Request
Skip the pictures. Set down, word for word, the lines from the start of the material up to and including the line with "x = np.arange(len(YEARS))".
⟨
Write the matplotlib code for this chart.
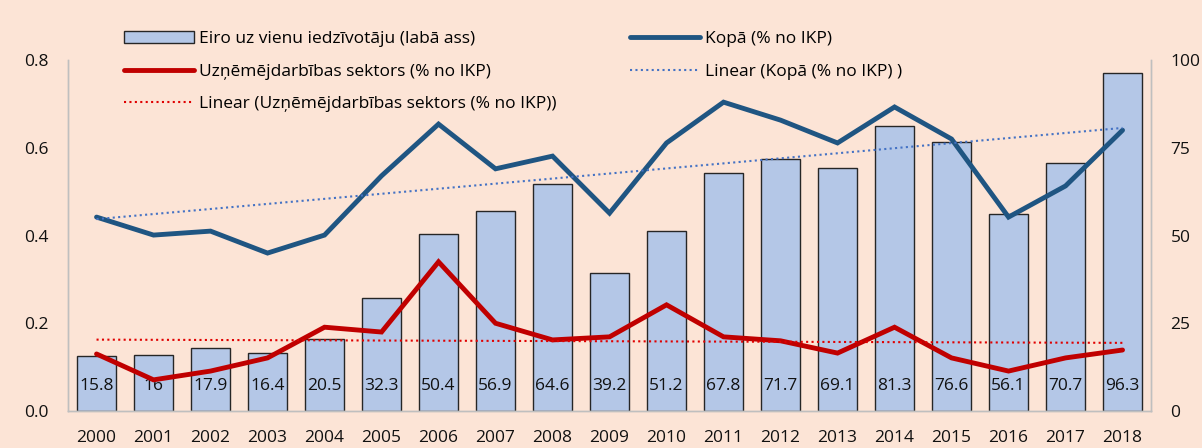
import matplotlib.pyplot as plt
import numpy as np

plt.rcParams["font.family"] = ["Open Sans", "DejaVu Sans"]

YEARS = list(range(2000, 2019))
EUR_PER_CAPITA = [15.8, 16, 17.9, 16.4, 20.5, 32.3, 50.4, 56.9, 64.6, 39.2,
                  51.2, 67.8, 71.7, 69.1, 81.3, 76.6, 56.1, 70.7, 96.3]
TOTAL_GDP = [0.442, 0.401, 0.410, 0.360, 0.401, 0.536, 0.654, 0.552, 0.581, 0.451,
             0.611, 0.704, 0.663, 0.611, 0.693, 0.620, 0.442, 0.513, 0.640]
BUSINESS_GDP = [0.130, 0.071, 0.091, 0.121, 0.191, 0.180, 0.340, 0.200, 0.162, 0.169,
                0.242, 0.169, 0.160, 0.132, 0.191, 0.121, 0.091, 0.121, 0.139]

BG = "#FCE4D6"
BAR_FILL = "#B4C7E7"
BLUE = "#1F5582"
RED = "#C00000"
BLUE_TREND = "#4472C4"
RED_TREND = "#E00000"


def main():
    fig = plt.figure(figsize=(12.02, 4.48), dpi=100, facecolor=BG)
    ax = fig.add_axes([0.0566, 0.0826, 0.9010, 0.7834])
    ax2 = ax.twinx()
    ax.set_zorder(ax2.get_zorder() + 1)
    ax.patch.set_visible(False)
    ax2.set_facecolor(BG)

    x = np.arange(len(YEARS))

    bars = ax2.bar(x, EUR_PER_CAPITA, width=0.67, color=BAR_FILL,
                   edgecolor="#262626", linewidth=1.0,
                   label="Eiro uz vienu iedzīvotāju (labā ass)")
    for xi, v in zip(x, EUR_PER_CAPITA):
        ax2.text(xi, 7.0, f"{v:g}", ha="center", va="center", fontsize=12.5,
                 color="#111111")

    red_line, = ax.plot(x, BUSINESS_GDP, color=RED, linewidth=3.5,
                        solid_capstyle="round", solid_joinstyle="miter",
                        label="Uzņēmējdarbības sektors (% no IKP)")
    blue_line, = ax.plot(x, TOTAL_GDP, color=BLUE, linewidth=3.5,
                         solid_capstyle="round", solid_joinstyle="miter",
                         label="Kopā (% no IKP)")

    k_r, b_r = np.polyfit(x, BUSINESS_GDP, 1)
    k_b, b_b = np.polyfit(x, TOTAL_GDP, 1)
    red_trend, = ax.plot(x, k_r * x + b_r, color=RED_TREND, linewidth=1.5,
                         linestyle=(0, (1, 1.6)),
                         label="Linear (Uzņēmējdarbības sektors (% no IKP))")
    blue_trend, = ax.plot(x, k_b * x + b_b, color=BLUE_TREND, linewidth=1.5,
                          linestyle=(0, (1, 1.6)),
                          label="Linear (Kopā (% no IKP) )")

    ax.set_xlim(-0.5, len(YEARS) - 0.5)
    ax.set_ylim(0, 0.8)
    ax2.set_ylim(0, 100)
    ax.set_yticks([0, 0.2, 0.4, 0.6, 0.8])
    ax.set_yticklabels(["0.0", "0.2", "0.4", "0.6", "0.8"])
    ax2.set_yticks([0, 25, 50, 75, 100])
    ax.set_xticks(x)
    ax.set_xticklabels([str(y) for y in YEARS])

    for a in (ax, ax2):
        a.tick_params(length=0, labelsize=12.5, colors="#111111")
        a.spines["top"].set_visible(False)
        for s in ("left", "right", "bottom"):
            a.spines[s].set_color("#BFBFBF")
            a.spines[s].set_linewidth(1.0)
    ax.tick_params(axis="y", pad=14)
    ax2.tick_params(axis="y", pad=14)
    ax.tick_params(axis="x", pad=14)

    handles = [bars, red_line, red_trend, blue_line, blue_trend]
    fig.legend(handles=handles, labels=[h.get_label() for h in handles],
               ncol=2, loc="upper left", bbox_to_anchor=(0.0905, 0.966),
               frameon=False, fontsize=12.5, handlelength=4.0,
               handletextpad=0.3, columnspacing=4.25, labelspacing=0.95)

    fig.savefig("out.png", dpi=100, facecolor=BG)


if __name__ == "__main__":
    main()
⟩
Solution to the problem
Write the matplotlib code for this chart.
import matplotlib.pyplot as plt
import numpy as np

plt.rcParams["font.family"] = ["Open Sans", "DejaVu Sans"]

YEARS = list(range(2000, 2019))
EUR_PER_CAPITA = [15.8, 16, 17.9, 16.4, 20.5, 32.3, 50.4, 56.9, 64.6, 39.2,
                  51.2, 67.8, 71.7, 69.1, 81.3, 76.6, 56.1, 70.7, 96.3]
TOTAL_GDP = [0.442, 0.401, 0.410, 0.360, 0.401, 0.536, 0.654, 0.552, 0.581, 0.451,
             0.611, 0.704, 0.663, 0.611, 0.693, 0.620, 0.442, 0.513, 0.640]
BUSINESS_GDP = [0.130, 0.071, 0.091, 0.121, 0.191, 0.180, 0.340, 0.200, 0.162, 0.169,
                0.242, 0.169, 0.160, 0.132, 0.191, 0.121, 0.091, 0.121, 0.139]

BG = "#FCE4D6"
BAR_FILL = "#B4C7E7"
BLUE = "#1F5582"
RED = "#C00000"
BLUE_TREND = "#4472C4"
RED_TREND = "#E00000"


def main():
    fig = plt.figure(figsize=(12.02, 4.48), dpi=100, facecolor=BG)
    ax = fig.add_axes([0.0566, 0.0826, 0.9010, 0.7834])
    ax2 = ax.twinx()
    ax.set_zorder(ax2.get_zorder() + 1)
    ax.patch.set_visible(False)
    ax2.set_facecolor(BG)

    x = np.arange(len(YEARS))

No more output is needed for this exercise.